The Jubilee Sailing Trust were aware of the extent of my disability and assigned a second buddy to me as a result, a Kildare man named John Ward. At first I was unsure about having a second buddy, I was wary that if we didn’t get on in such an intense and confined setting it would make the voyage awkward and uncomfortable. I needn’t have worried. John had a similar sense of humour to mine and it was instantly comfortable, another Irishman amongst many Englishmen and women. John was also a great help. Without John assisting Anna to manoeuvre me around the ship during the rough seas I would have had to remain in the one spot all the time or even worse I’d have ended up overboard! I think it would be fair to say that John was out of his comfort zone assisting a person with a disability for the first time but like most things on the ship John took to it like a duck to water. He seemed to have an innate skill for anything he put his hand to whether it was clamping a wheelchair to the floor or climbing a mast or helming the ship into Port. I know we will remain friends.
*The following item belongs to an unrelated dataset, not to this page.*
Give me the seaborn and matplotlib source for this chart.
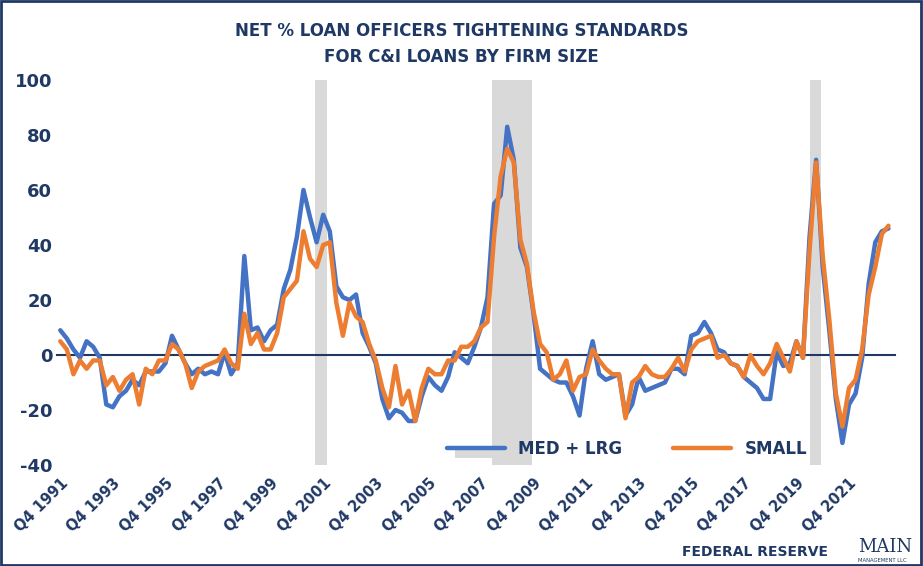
import matplotlib
matplotlib.use("Agg")
import matplotlib.pyplot as plt
import seaborn as sns
import numpy as np
import pandas as pd
from matplotlib.patches import Rectangle

med_lrg = [9,6,2,-1,5,3,-1,-18,-19,-15,-13,-9,-11,-6,-6,-6,-3,7,2,-3,
           -7,-5,-7,-6,-7,1,-7,-3,36,9,10,5,9,11,24,31,43,60,50,41,
           51,45,25,21,20,22,8,3,-3,-16,-23,-20,-21,-24,-24,-15,-8,-11,-13,-8,
           1,-1,-3,3,10,21,55,58,83,71,39,32,15,-5,-7,-9,-10,-10,-15,-22,
           -5,5,-7,-9,-8,-7,-22,-18,-8,-13,-12,-11,-10,-5,-5,-7,7,8,12,8,
           2,1,-3,-4,-8,-10,-12,-16,-16,1,-4,-3,5,-1,43,71,32,9,-16,-32,
           -18,-14,-1,26,41,45,46]
small = [5,2,-7,-2,-5,-2,-2,-11,-8,-13,-9,-7,-18,-5,-7,-2,-2,4,2,-3,
         -12,-6,-4,-3,-2,2,-3,-5,15,4,8,2,2,8,21,24,27,45,35,32,
         40,41,19,7,19,14,12,4,-2,-12,-19,-4,-18,-13,-24,-12,-5,-7,-7,-2,
         -2,3,3,5,10,12,43,65,75,70,42,33,16,4,1,-9,-7,-2,-13,-8,
         -7,2,-2,-5,-7,-7,-23,-10,-8,-4,-7,-8,-8,-5,-1,-6,2,5,6,7,
         -1,0,-3,-4,-8,0,-4,-7,-3,4,-1,-6,5,-1,38,70,36,13,-14,-26,
         -12,-9,2,22,32,44,47]
recessions = [(38.8, 40.6), (65.7, 71.7), (114.0, 115.8)]
tick_labels = [f"Q4 {y}" for y in range(1991, 2022, 2)]

n = len(med_lrg)
df = pd.DataFrame({"q": list(range(n)) * 2,
                   "val": med_lrg + small,
                   "series": ["MED + LRG"] * n + ["SMALL"] * n})

sns.set_theme(style="white")
plt.rcParams['font.family'] = ['DejaVu Sans']
plt.rcParams['axes.unicode_minus'] = False
navy = "#1F3864"
fig = plt.figure(figsize=(9.23, 5.66), dpi=100)
ax = fig.add_axes([57/923, 1-465/566, 838/923, 385/566])

for a, b in recessions:
    ax.axvspan(a, b, color="#D9D9D9", lw=0, zorder=0)
ax.add_patch(Rectangle((60, -37.5), 5.7, 3.7, color="#D9D9D9", lw=0, zorder=0))

sns.lineplot(data=df, x="q", y="val", hue="series",
             palette=["#4472C4", "#ED7D31"], linewidth=3.2, ax=ax, zorder=3)

ax.set_xlim(-0.5, 127)
ax.set_ylim(-40, 100)
ax.set_yticks(range(-40, 101, 20))
ax.set_xticks(range(0, n, 8))
ax.set_xticklabels(tick_labels)
for s in ["top", "right", "left"]:
    ax.spines[s].set_visible(False)
ax.spines["bottom"].set_position(("data", 0))
ax.spines["bottom"].set_color(navy)
ax.spines["bottom"].set_linewidth(1.5)
ax.tick_params(axis="x", direction="out", length=5, width=1.2, color=navy, pad=82)
ax.tick_params(axis="y", length=0, labelsize=13, labelcolor=navy)
for t in ax.get_yticklabels():
    t.set_fontweight("bold")
ax.set_xlabel("")
ax.set_ylabel("")
ax.legend(loc="lower center", bbox_to_anchor=(0.68, -0.02), ncol=2, frameon=False,
          handlelength=3.5, columnspacing=3,
          prop={"weight": "bold", "size": 12}, labelcolor=navy)
plt.setp(ax.get_xticklabels(), rotation=45, ha="right", rotation_mode="anchor",
         color=navy, fontweight="bold", fontsize=10.5)

fig.text(0.5, 0.945, "NET % LOAN OFFICERS TIGHTENING STANDARDS", ha="center",
         va="center", color=navy, fontweight="bold", fontsize=12)
fig.text(0.5, 0.9, "FOR C&I LOANS BY FIRM SIZE", ha="center",
         va="center", color=navy, fontweight="bold", fontsize=12)
fig.text(0.897, 0.025, "FEDERAL RESERVE", ha="right", va="center",
         color=navy, fontweight="bold", fontsize=10)
fig.text(0.93, 0.034, "MAIN", ha="left", va="center", color=navy,
         fontsize=13, family="DejaVu Serif")
fig.text(0.93, 0.01, "MANAGEMENT LLC", ha="left", va="center", color=navy,
         fontsize=3.8)
fig.patches.append(Rectangle((0.001, 0.001), 0.997, 0.997, transform=fig.transFigure,
                             fill=False, edgecolor=navy, lw=2))
fig.savefig("out.png", dpi=100)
I joined the JST voyage for another very personal reason, recently I have passed the point at which I am now using a wheelchair longer than I had been walking. I was 16 when I had my accident, now I am 32 and enough months to mean I’ve rolled around on this planet for longer than I had walked on it. There have been different points since my accident where I have realised like a puppy, it’s not just for Christmas it’s for life. This has been one of those points. I had hoped that a voyage on the JST would help to prove to myself that there’s still life in the old dog yet! That was in my mind as I sat on the first platform midway through my assisted climb on Lord Nelson’s main mast. I sat there chatting with Nick and DD, two members of the permanent crew, and enjoying the beautiful views of La Gomera and Lanzarote in the distance and realised that I have probably achieved and done more in those sixteen “disabled” years than I ever would have had I not had my accident and that I have many many more adventures yet to come.
Having returned home everyone asks “how was the holiday?”, my response is always the same “it wasn’t a holiday… it was an adventure”. On Lord Nelson we worked hard and we played hard. We had holiday experiences too. We stopped over on islands, ate great food, enjoyed the sun, did bus tours, Anna swam too, and I went up the mast. We slept like babies throughout. It was definitely one to tick off The Bucket List but it was still an experience that I would be interested in repeating.
I must express my deepest appreciation to Spinal Injuries Ireland and Sail Training Ireland. Without that email that kicked me into action and, more importantly, without their financial support of a bursary for me and Anna to join a voyage I never would have had an unforgettable experience!